“We have had great success over the last seven years, but this does not save us from the danger of a new attack,” György Matolcsy began his remarks at the MNB press conference today. He added that “we are in a situation where these results are in danger; the virus is attacking Hungary, the government, the functioning of the state, and families.”
Discussing the five new economy protection programs launched by Prime Minister Viktor Orbán yesterday, the governor introduced a series of measures aimed at strengthening the financial system and getting Hungary back on track.
Matolcsy launched the restart of the Growth Loan Program (Növekedési Hitelprogram, or NHP) under the name of Go, NHP! (NHP Hajrá!), which will provide another HUF 1.0 trillion for SMEs.
The National Bank of Hungary is also making changes to its Growth Bond Program in which the MNB buys high-quality bonds issued by non-financial Hungarian corporations.
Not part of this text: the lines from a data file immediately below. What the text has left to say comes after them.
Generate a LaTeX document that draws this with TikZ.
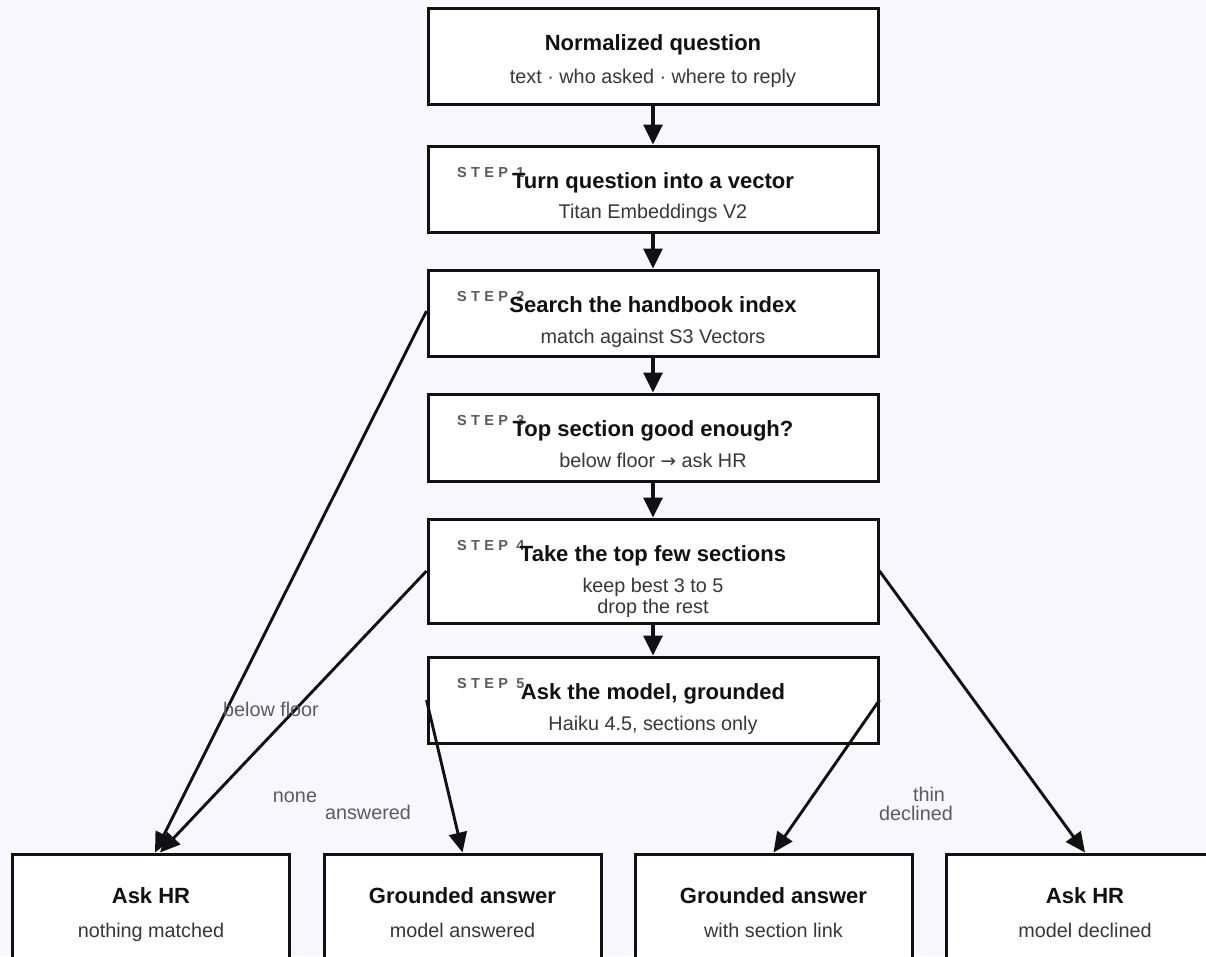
\documentclass[tikz,border=0pt]{standalone}
\usepackage{fontspec}
\setmainfont{Liberation Sans}
\newfontfamily\stepfont[LetterSpace=30]{Liberation Sans}
\newfontfamily\arrowfont{DejaVu Sans}
\usetikzlibrary{arrows.meta}
\definecolor{bg}{RGB}{248,247,254}
\definecolor{ink}{RGB}{17,17,17}
\definecolor{subc}{RGB}{55,55,58}
\definecolor{graylbl}{RGB}{90,90,95}
\begin{document}
\begin{tikzpicture}[x=1pt,y=-1pt,
  box/.style={draw=ink, line width=3pt, fill=white, minimum width=450pt, inner sep=0pt},
  bbox/.style={draw=ink, line width=3pt, fill=white, minimum width=277pt, minimum height=140pt, inner sep=0pt},
  ttl/.style={font=\fontsize{22}{26}\selectfont\bfseries, text=ink, anchor=base, inner sep=0pt},
  sub/.style={font=\fontsize{19.8}{23}\selectfont, text=subc, anchor=base, inner sep=0pt},
  steplbl/.style={font=\stepfont\fontsize{14.5}{16}\selectfont\bfseries, text=graylbl, anchor=base west, inner sep=0pt},
  elbl/.style={font=\fontsize{19.8}{22}\selectfont, text=graylbl, anchor=base, inner sep=0pt},
  flow/.style={-{Triangle[length=20pt,width=19pt]}, line width=3.4pt, draw=ink},
  dflow/.style={-{Triangle[length=20pt,width=18pt]}, line width=2.9pt, draw=ink}]
\useasboundingbox (0,0) rectangle (1206,956);
\clip (0,0) rectangle (1206,956);
\fill[bg] (0,0) rectangle (1206,956);

% main column boxes
\node[box, minimum height=96pt] (q) at (653,56) {};
\node[box, minimum height=86pt] (s1) at (653,189) {};
\node[box, minimum height=86pt] (s2) at (653,313) {};
\node[box, minimum height=87pt] (s3) at (653,437.5) {};
\node[box, minimum height=104pt] (s4) at (653,571) {};
\node[box, minimum height=86pt] (s5) at (653,700) {};

% bottom boxes
\node[bbox] (b1) at (151,924) {};
\node[bbox] (b2) at (462.5,924) {};
\node[bbox] (b3) at (773.5,924) {};
\node[bbox] (b4) at (1085,924) {};

% vertical connectors
\draw[flow] (q.south) -- (s1.north);
\draw[flow] (s1.south) -- (s2.north);
\draw[flow] (s2.south) -- (s3.north);
\draw[flow] (s3.south) -- (s4.north);
\draw[flow] (s4.south) -- (s5.north);

% diagonal connectors
\draw[dflow] ([yshift=2pt]s2.west) -- ([xshift=4pt]b1.north);
\draw[dflow] (s4.west) -- ([xshift=9pt]b1.north);
\draw[dflow] (s5.west) -- (b2.north);
\draw[dflow] (s5.east) -- (b3.north);
\draw[dflow] (s4.east) -- (b4.north);

% texts
\node[ttl] (qt) at (653,50) {Normalized question};
\node[sub] (qs) at (653,83) {text · who asked · where to reply};

\node[steplbl] (l1) at (457,177) {STEP 1};
\node[ttl] (t1) at (653,188) {Turn question into a vector};
\node[sub] (u1) at (653,218) {Titan Embeddings V2};

\node[steplbl] (l2) at (457,301) {STEP 2};
\node[ttl] (t2) at (653,312) {Search the handbook index};
\node[sub] (u2) at (653,343) {match against S3 Vectors};

\node[steplbl] (l3) at (457,425) {STEP 3};
\node[ttl] (t3) at (653,436) {Top section good enough?};
\node[sub] (u3) at (653,467) {below floor {\arrowfont\fontsize{18.5}{20}\selectfont →} ask HR};

\node[steplbl] (l4) at (457,550) {STEP 4};
\node[ttl] (t4) at (653,561) {Take the top few sections};
\node[sub] (u4a) at (653,592) {keep best 3 to 5};
\node[sub] (u4b) at (653,613) {drop the rest};

\node[steplbl] (l5) at (457,688) {STEP 5};
\node[ttl] (t5) at (653,699) {Ask the model, grounded};
\node[sub] (u5) at (653,730) {Haiku 4.5, sections only};

\node[ttl] (bt1) at (151,903) {Ask HR};
\node[sub] (bs1) at (151,937) {nothing matched};
\node[ttl] (bt2) at (462.5,903) {Grounded answer};
\node[sub] (bs2) at (462.5,937) {model answered};
\node[ttl] (bt3) at (773.5,903) {Grounded answer};
\node[sub] (bs3) at (773.5,937) {with section link};
\node[ttl] (bt4) at (1085,903) {Ask HR};
\node[sub] (bs4) at (1085,937) {model declined};

% edge labels
\node[elbl] (e1) at (271,716) {below floor};
\node[elbl] (e2) at (295,802) {none};
\node[elbl] (e3) at (368,819) {answered};
\node[elbl] (e4) at (929,801) {thin};
\node[elbl] (e5) at (916,820) {declined};
\end{tikzpicture}
\end{document}
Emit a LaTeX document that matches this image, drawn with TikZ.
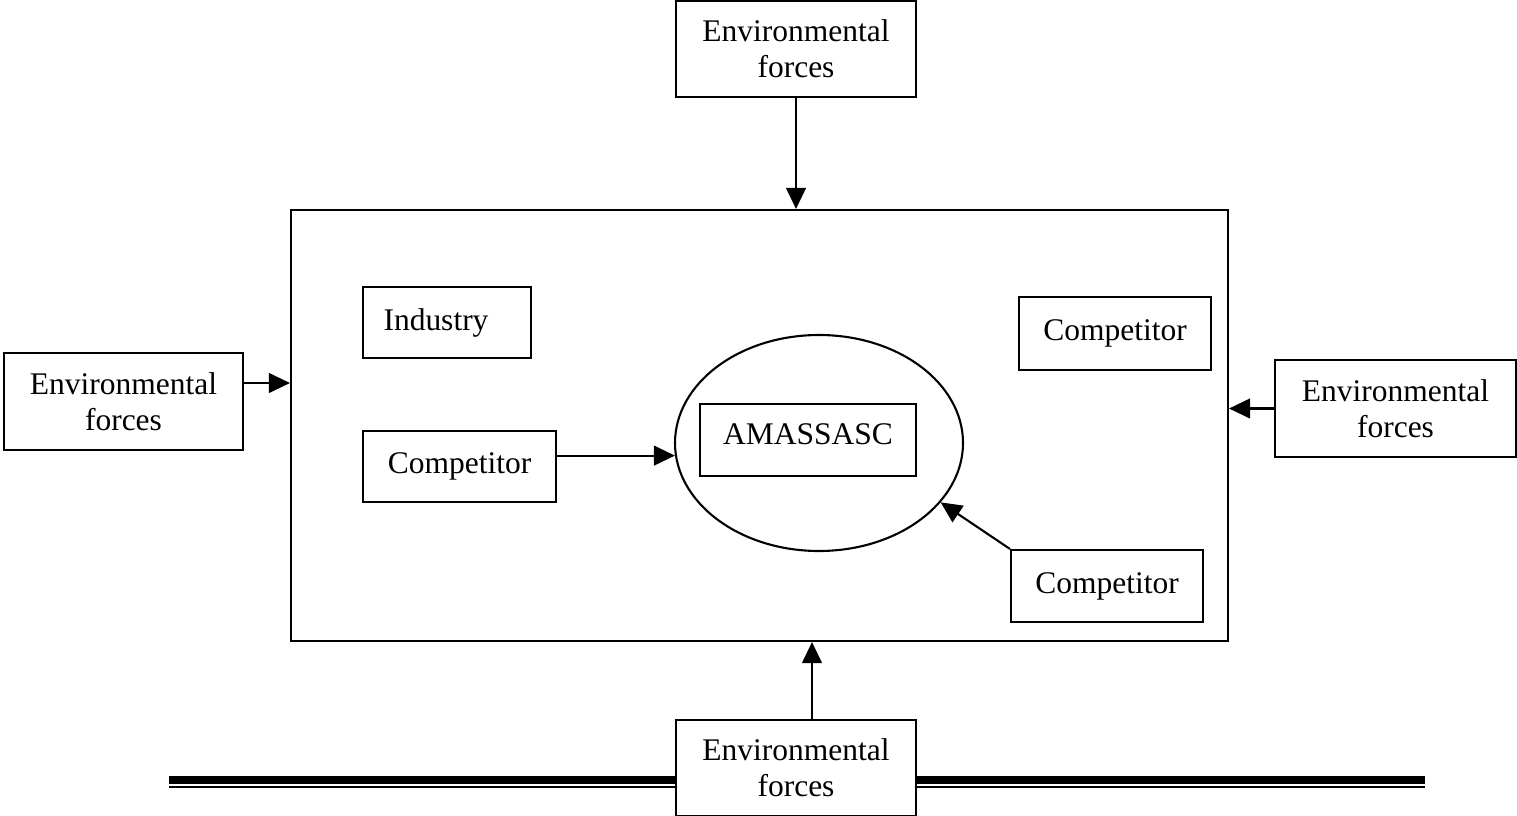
\documentclass[tikz,border=0pt]{standalone}
\usepackage{fontspec}
\setmainfont{Liberation Serif}
\usetikzlibrary{arrows.meta,shapes.geometric}
\begin{document}
\begin{tikzpicture}[x=0.381pt,y=-0.381pt,
  every node/.style={font=\fontsize{12}{13.8}\selectfont},
  box/.style 2 args={draw,line width=0.8pt,minimum width=#1*0.381pt,minimum height=#2*0.381pt,inner sep=0pt,align=center},
  txt/.style={inner sep=0pt,align=center},
  conn/.style={line width=0.8pt,-{Triangle[length=8pt,width=7.5pt]}},
  rulethick/.style={line width=3pt},
  rulethin/.style={line width=0.8pt}]
\useasboundingbox (0,0) rectangle (1517,816);

% surrounding industry frame
\node[box={937}{431}] (main) at (759.5,425.5) {};

% environmental forces acting from four sides
\node[box={240}{96}] (envT) at (796,49) {Environmental\\forces};
\node[box={239}{97}] (envL) at (123.5,401.5) {Environmental\\forces};
\node[box={241}{97}] (envR) at (1395.5,408.5) {Environmental\\forces};
\node[box={240}{96}] (envB) at (796,768) {Environmental\\forces};

% players inside the industry
\node[box={168}{71}] (ind) at (447,322.5) {};
\node[txt] (indT) at (436,322.5) {Industry};
\node[box={192}{73}] (compR) at (1115,333.5) {Competitor};
\node[box={193}{71}] (compL) at (459.5,466.5) {Competitor};
\node[box={192}{72}] (compB) at (1107,586) {Competitor};

% focal firm
\node[draw,line width=0.8pt,ellipse,minimum width=288*0.381pt,minimum height=216*0.381pt,inner sep=0pt] (ell) at (819,443) {};
\node[box={216}{72}] (firm) at (808,440) {};
\node[txt] (firmT) at (808,434) {AMASSASC};

% connectors
\draw[conn] (envT.south) -- (envT.south |- main.north);
\coordinate (bStart) at ([xshift=16*0.381pt]envB.north);
\draw[conn] (bStart) -- (bStart |- main.south);
\coordinate (lStart) at ([yshift=18.5*0.381pt]envL.east);
\draw[conn] (lStart) -- (lStart -| main.west);
\draw[conn] (envR.west) -- (envR.west -| main.east);
\draw[conn] (compL.east |- ell.185) -- (ell.185);
\draw[conn] (compB.north west) -- (ell.-26);

% double rule under the figure
\coordinate (rL) at (169,780);
\coordinate (rR) at (1425,780);
\draw[rulethick] (rL) -- (rL -| envB.west);
\draw[rulethick] (rR -| envB.east) -- (rR);
\draw[rulethin] ([yshift=-7*0.381pt]rL) -- ([yshift=-7*0.381pt]rL -| envB.west);
\draw[rulethin] ([yshift=-7*0.381pt]rR -| envB.east) -- ([yshift=-7*0.381pt]rR);
\end{tikzpicture}
\end{document}
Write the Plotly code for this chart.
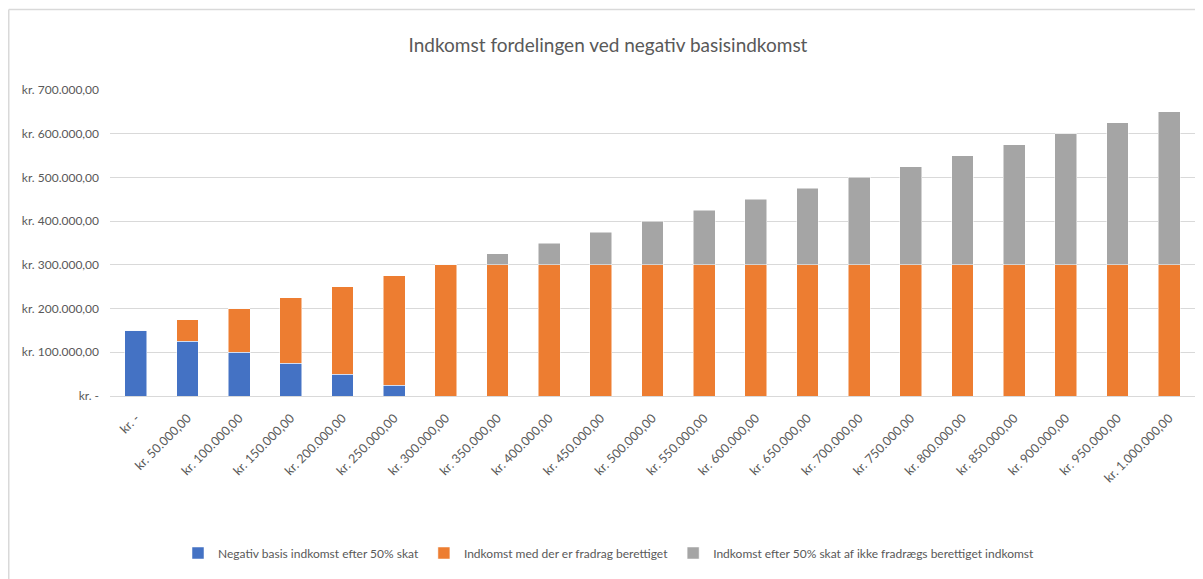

In the future, the term of these bonds will be 20 years instead of 10, and MNB's participation per issue can be up to HUF 50 billion instead of HUF 20 billion.
Matolcsy also added that “the MNB is paying a dividend of HUF 250 billion to the budget, mainly due to a profit of HUF 137 billion achieved on its gold reserves.”
The Monetary Council today also confirmed its decision to reduce banks' required reserves to zero, freeing up HUF 250 billion in liquidity.
Finally, Governor Matolcsy announced that “the liquidity of the banking system has been improved by HUF 1.5 trillion, primarily in an attempt to support government bond issues.”
“In total, the Monetary Council has provided HUF 3.0 trillion in new resources to the economy, which is 6 percent of this year's expected GDP,” Matolcsy concluded.